A major theme of this book is enlightenment, or the physical version — bringing to light out of shadow; as in finding the spring bird’s song at the end of winter; as in seeing sunlight in the cold day; as in sensual kissing after estrangement; as in words illuminating cosmic mysteries. A tiny poem mid-volume encapsulates this theme: in ‘Sidewalk Café, Spring’ the poet presents sun and sparrow coming from shadow, and then, with no conjunction, announces, ‘we gather in light.’ Significantly, the ‘in’ is (again) used doubly — as preposition, ‘in light,’ and as the adverbial part of the verb ‘gather (in)’. Thus, there is a gathering IN of light, a taking possession of light, as well as a coming together in the light — so aptly put that a reader barely realizes how many ways she or he is experiencing the tiny line.

This poem is a companion to the next, ‘Late October Rain,’ concerned with the covering up of ground in wet leaves. One of the many delicate pleasures of this volume is how well the poems are sequenced, how much companionship they make out of seasonal segues and natural paradox. ‘…in the dead/ cold of winter/ a bird/ has begun/ to sing. O when/ Does spring/ begin its/ slowest ascent?’ No answer necessary: here is the beginning, in the song. Again, as in other pieces, the autumn poem uses quietude, fine enjambment and spacing, to convey the weight of the branches, the dying process. And why the superlative form on slowest? Because of the urgency of the speaker, because of the dragged sense of waiting through the dark, because of how long it seems to take. ‘Slowest ascent’ is harsh, hard in saying, yearning toward.

The titles  in this collection suggest the vast abstractions of intellect, but one after another the poems pin-point a writer’s ‘entrance to the exact premonition’ (Frost’s expression for how to enter a poem). There is much theory to be presumed from the collection, but it is brought through objectivist particulars, it is ‘ne’er so well expressed.’ No excess of language or sentiment. Careful order. It is made new.

‘Self-Portrait’ is perhaps the central poem of the volume. It announces the poet’s ‘…gesture/ from the other/ side of these words.’ The speaker presents himself as he presents his work, ‘this gesture…’ Poetry as ‘gesture’ comes of silence. And it comes out of the long tradition which this poet reveres. It also comes out of a void, a great unidentified silence, and a yearning, as do all gestures of love. ‘I lean toward you,’ the poem begins, in an effort at  communication and identification, ‘as if to say/ here I am…’ The speaker presents himself from before language, despite language, and through language. The great paradox.

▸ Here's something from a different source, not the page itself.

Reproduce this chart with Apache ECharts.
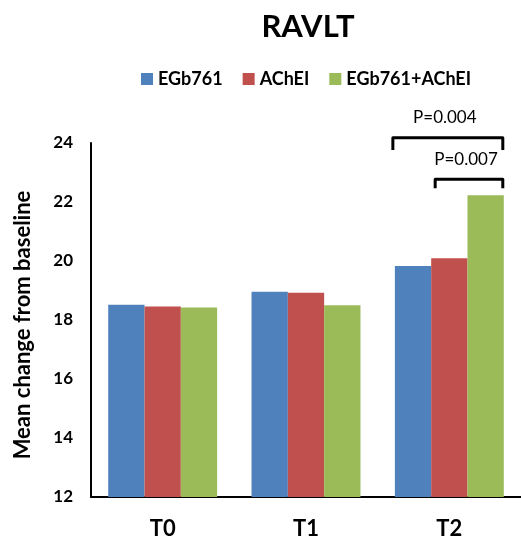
<!DOCTYPE html>
<html>
<head>
<meta charset="utf-8">
<script src="https://cdn.jsdelivr.net/npm/echarts@6/dist/echarts.min.js"></script>
<style>
  html, body { margin: 0; padding: 0; background: #fff; }
  #main { width: 521px; height: 543px; }
</style>
</head>
<body>
<div id="main"></div>
<script>
var categories = ['T0', 'T1', 'T2'];
var seriesNames = ['EGb761', 'AChEI', 'EGb761+AChEI'];
var egbValues = [18.52, 18.96, 19.83];
var acheiValues = [18.46, 18.92, 20.09];
var comboValues = [18.42, 18.50, 22.23];
var yMin = 12, yMax = 24, yStep = 2;

// significance brackets: [category, first bar, last bar, top value, leg value, label]
var brackets = [
  [2, 0, 2, 24.18, 23.76, 'P=0.004'],
  [2, 1, 2, 22.77, 22.47, 'P=0.007']
];

var colors = ['#4F81BD', '#C0504D', '#9BBB59'];
var font = 'Lato, "Open Sans", sans-serif';
var gapRatio = 0.24;

var chart = echarts.init(document.getElementById('main'));

function renderBracket(params, api) {
  var center = api.coord([api.value(0), api.value(3)]);
  var leg = api.coord([api.value(0), api.value(4)]);
  var band = api.size([1, 0])[0];
  var bw = band * (1 - gapRatio) / 3;
  var left = center[0] - 1.5 * bw;
  var x1 = left + api.value(1) * bw + (api.value(1) > 0 ? 4 : -2);
  var x2 = left + (api.value(2) + 1) * bw - 1;
  return {
    type: 'group',
    children: [{
      type: 'polyline',
      shape: { points: [[x1, leg[1]], [x1, center[1]], [x2, center[1]], [x2, leg[1]]] },
      style: { stroke: '#000', lineWidth: 3, fill: null, lineJoin: 'round' }
    }, {
      type: 'text',
      x: (x1 + x2) / 2 - 3,
      y: center[1] - 20,
      style: {
        text: brackets[params.dataIndex][5],
        fontFamily: font, fontSize: 17, fill: '#000',
        align: 'center', verticalAlign: 'middle'
      }
    }]
  };
}

var option = {
  animation: false,
  color: colors,
  title: {
    text: 'RAVLT',
    left: 303, top: 6,
    textAlign: 'center',
    textStyle: { fontFamily: font, fontSize: 31, fontWeight: 'bold', color: '#000' }
  },
  legend: {
    data: seriesNames,
    left: 136, top: 65,
    itemWidth: 12, itemHeight: 12, itemGap: 20,
    icon: 'rect',
    textStyle: { fontFamily: font, fontSize: 18, fontWeight: 'bold', color: '#000' }
  },
  grid: { left: 91, top: 143, bottom: 46, width: 432, containLabel: false },
  xAxis: {
    type: 'category',
    data: categories,
    axisLine: { lineStyle: { color: '#000', width: 2 } },
    axisTick: { show: false },
    axisLabel: { margin: 21, fontFamily: font, fontSize: 22, fontWeight: 'bold', color: '#000' }
  },
  yAxis: {
    type: 'value',
    min: yMin, max: yMax, interval: yStep,
    name: 'Mean change from baseline',
    nameLocation: 'middle',
    nameGap: 57,
    nameTextStyle: { fontFamily: font, fontSize: 22, fontWeight: 'bold', color: '#000', padding: [0, 10, 0, 0] },
    axisLine: { show: true, lineStyle: { color: '#000', width: 2 } },
    axisTick: { show: false },
    splitLine: { show: false },
    axisLabel: { margin: 18, fontFamily: font, fontSize: 17, fontWeight: 'bold', color: '#000' }
  },
  series: [
    { name: seriesNames[0], type: 'bar', data: egbValues, barGap: '0%', barCategoryGap: '24%' },
    { name: seriesNames[1], type: 'bar', data: acheiValues, barGap: '0%', barCategoryGap: '24%' },
    { name: seriesNames[2], type: 'bar', data: comboValues, barGap: '0%', barCategoryGap: '24%' },
    {
      type: 'custom',
      data: brackets.map(function (b) { return b.slice(0, 5); }),
      renderItem: renderBracket,
      clip: false,
      silent: true,
      z: 5
    }
  ]
};
chart.setOption(option);
</script>
</body>
</html>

Kimmelman is a medieval scholar; he writes about Chaucer and a long line of poets who have followed. He speaks for them, but his own work is a quiet, passionate gesture from before and after all the words that often try to convey what this little piece of work, shaped simply, against  silence, does.

The last half of this collection presents two sequences — — one tracing the poet’s daughter’s growth from birth to adolescence. The other is the set of monthly image poems, ‘Late in a Slow Time,’ that appeared as a broadside from Backwoods in 2004. These are pleasing series; they exhibit the attentiveness and painterly talents that highlight Kimmelman’s work. There are the gentle surprises in diction and in revelations of feeling, the cameo scenes of parent-and-child, in the first; and the study of time and space through the landscapes of the second. As ever, the language is so careful that — as Williams said should happen — the poem ‘dances above reality,’ playing the ‘music of ordinary speech’ in its rhythms. I have enjoyed these sequences, and have reviewed the second one, but am herewith more concerned with the earlier poems in this collection. Not only do they vivify Pound’s often quoted principles, but they are a unique set of post-objectivist inventions: they are artistically layered and provocative, yet immediately accessible; the ‘gesture’ is clear, however subtle. The pieces seem to come together naturally. The collection is a well coordinated display of talent and devotion from this new ancient poet.